■ **Aim**: Output exactly, and only, the stretch of lines beginning at the line with "Rebuild this diagram" and ending at the last line of the listing below. Drop the pictures.

■ **Material supplied**:
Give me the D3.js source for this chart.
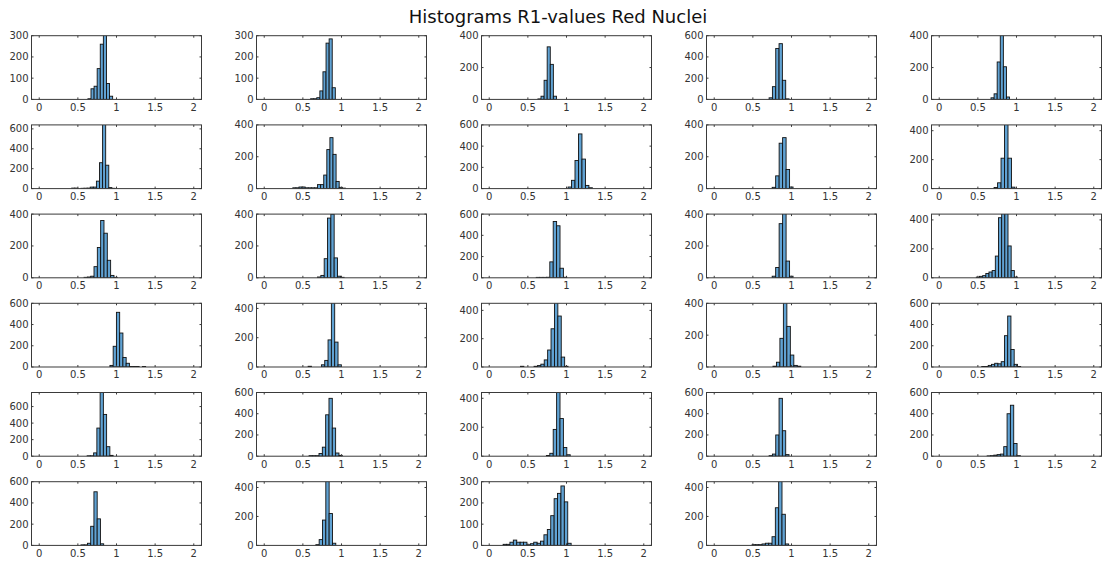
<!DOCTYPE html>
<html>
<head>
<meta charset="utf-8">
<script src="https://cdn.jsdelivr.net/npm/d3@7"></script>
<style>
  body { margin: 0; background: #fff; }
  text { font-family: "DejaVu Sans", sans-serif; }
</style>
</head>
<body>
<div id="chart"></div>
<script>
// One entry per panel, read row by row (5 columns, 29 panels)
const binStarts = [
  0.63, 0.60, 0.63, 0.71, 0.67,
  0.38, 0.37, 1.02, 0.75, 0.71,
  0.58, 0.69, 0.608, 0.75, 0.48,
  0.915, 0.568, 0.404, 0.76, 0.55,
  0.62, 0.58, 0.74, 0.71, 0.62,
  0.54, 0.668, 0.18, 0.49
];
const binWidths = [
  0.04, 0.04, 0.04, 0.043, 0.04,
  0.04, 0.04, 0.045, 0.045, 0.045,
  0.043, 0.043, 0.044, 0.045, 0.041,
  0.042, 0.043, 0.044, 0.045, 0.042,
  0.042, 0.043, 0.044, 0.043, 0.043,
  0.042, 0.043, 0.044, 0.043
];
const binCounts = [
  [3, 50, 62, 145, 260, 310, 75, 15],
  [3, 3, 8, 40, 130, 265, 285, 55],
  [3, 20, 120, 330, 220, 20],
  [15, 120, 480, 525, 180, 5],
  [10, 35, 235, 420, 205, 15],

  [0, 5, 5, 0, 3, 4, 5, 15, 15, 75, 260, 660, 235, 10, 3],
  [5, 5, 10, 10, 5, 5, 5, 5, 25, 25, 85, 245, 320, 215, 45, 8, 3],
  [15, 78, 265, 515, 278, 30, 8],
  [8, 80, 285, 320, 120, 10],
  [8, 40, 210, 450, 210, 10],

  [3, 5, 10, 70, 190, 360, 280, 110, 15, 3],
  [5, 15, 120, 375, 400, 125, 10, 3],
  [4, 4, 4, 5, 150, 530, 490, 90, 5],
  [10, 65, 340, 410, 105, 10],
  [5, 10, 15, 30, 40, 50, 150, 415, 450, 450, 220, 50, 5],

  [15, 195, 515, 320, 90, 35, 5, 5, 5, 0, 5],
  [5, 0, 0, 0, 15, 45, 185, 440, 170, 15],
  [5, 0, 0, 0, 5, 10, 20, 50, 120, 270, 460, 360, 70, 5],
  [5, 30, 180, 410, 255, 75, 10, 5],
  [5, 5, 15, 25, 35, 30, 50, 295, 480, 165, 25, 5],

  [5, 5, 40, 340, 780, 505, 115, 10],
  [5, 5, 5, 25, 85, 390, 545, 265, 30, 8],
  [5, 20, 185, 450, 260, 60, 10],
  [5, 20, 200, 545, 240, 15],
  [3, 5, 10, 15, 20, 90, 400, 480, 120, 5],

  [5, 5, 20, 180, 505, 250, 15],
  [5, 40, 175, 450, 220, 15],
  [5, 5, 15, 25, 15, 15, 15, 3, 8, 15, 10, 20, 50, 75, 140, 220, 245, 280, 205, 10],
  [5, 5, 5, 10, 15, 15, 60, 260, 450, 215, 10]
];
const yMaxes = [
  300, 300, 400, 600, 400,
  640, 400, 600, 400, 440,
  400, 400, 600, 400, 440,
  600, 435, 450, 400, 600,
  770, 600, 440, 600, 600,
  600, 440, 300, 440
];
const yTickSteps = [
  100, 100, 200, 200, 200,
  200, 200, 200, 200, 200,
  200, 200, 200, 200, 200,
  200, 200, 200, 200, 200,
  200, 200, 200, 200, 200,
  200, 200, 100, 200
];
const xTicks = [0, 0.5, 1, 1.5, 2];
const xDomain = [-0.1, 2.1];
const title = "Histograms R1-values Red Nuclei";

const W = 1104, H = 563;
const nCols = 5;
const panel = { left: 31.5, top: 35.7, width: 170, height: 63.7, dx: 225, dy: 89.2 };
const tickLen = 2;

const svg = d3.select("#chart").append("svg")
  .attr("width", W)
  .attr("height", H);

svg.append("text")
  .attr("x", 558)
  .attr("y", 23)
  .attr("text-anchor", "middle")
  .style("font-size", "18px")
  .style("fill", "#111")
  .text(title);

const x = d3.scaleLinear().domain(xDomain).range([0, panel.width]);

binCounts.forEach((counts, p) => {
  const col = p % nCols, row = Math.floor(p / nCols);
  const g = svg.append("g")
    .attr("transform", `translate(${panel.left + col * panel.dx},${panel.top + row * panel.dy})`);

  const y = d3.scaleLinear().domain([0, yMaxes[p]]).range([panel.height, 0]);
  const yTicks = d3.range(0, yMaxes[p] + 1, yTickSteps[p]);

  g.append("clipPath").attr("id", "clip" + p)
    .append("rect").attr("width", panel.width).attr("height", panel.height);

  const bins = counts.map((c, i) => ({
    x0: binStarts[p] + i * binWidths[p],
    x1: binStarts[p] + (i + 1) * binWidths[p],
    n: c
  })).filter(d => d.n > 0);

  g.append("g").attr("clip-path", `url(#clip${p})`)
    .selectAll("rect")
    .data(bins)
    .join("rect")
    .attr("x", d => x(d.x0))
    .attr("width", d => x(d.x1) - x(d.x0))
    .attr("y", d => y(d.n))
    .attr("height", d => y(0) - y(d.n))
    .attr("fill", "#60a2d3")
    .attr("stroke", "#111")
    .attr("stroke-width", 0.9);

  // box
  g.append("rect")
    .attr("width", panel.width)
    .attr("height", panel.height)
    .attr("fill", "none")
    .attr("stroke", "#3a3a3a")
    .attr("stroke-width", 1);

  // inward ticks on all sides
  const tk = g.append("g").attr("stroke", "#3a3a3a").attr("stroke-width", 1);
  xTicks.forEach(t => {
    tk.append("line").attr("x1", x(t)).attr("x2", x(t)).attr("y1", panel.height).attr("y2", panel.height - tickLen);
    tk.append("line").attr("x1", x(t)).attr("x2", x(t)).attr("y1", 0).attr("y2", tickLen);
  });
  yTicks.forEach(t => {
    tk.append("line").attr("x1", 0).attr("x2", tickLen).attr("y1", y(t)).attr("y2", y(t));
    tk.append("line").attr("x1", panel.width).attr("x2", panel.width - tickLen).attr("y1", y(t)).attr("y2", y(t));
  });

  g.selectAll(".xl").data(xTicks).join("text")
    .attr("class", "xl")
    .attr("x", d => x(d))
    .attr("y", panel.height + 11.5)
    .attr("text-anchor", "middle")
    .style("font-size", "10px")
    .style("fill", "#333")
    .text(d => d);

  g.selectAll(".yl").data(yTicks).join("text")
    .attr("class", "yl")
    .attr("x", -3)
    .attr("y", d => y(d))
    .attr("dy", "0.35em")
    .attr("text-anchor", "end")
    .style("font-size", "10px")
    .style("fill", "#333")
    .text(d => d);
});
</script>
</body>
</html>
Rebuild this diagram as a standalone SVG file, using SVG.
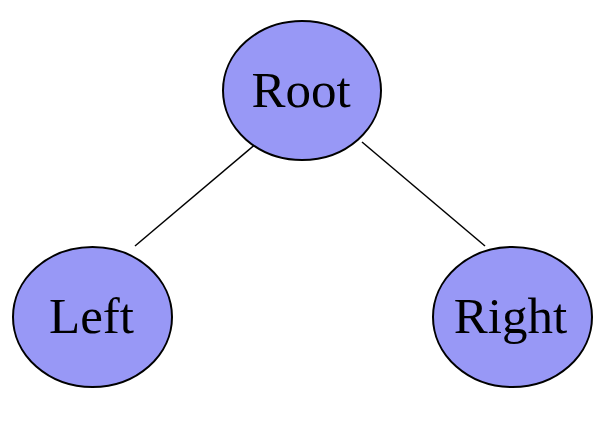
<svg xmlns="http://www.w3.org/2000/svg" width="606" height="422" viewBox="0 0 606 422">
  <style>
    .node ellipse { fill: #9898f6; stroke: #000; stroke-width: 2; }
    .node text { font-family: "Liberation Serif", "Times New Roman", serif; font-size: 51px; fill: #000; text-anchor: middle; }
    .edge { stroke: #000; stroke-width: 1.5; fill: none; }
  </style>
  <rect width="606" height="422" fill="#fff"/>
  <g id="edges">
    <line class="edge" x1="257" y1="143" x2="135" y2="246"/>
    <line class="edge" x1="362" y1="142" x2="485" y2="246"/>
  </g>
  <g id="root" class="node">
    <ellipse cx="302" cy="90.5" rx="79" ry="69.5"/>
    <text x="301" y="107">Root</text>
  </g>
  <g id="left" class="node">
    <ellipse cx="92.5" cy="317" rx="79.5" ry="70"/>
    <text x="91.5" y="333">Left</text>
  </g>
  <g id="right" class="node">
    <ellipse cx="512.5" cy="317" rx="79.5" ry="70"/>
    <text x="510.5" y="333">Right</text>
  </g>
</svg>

■ **Solution for this problem**:
Rebuild this diagram as a standalone SVG file, using SVG.
<svg xmlns="http://www.w3.org/2000/svg" width="606" height="422" viewBox="0 0 606 422">
  <style>
    .node ellipse { fill: #9898f6; stroke: #000; stroke-width: 2; }
    .node text { font-family: "Liberation Serif", "Times New Roman", serif; font-size: 51px; fill: #000; text-anchor: middle; }
    .edge { stroke: #000; stroke-width: 1.5; fill: none; }
  </style>
  <rect width="606" height="422" fill="#fff"/>
  <g id="edges">
    <line class="edge" x1="257" y1="143" x2="135" y2="246"/>
    <line class="edge" x1="362" y1="142" x2="485" y2="246"/>
  </g>
  <g id="root" class="node">
    <ellipse cx="302" cy="90.5" rx="79" ry="69.5"/>
    <text x="301" y="107">Root</text>
  </g>
  <g id="left" class="node">
    <ellipse cx="92.5" cy="317" rx="79.5" ry="70"/>
    <text x="91.5" y="333">Left</text>
  </g>
  <g id="right" class="node">
    <ellipse cx="512.5" cy="317" rx="79.5" ry="70"/>
    <text x="510.5" y="333">Right</text>
  </g>
</svg>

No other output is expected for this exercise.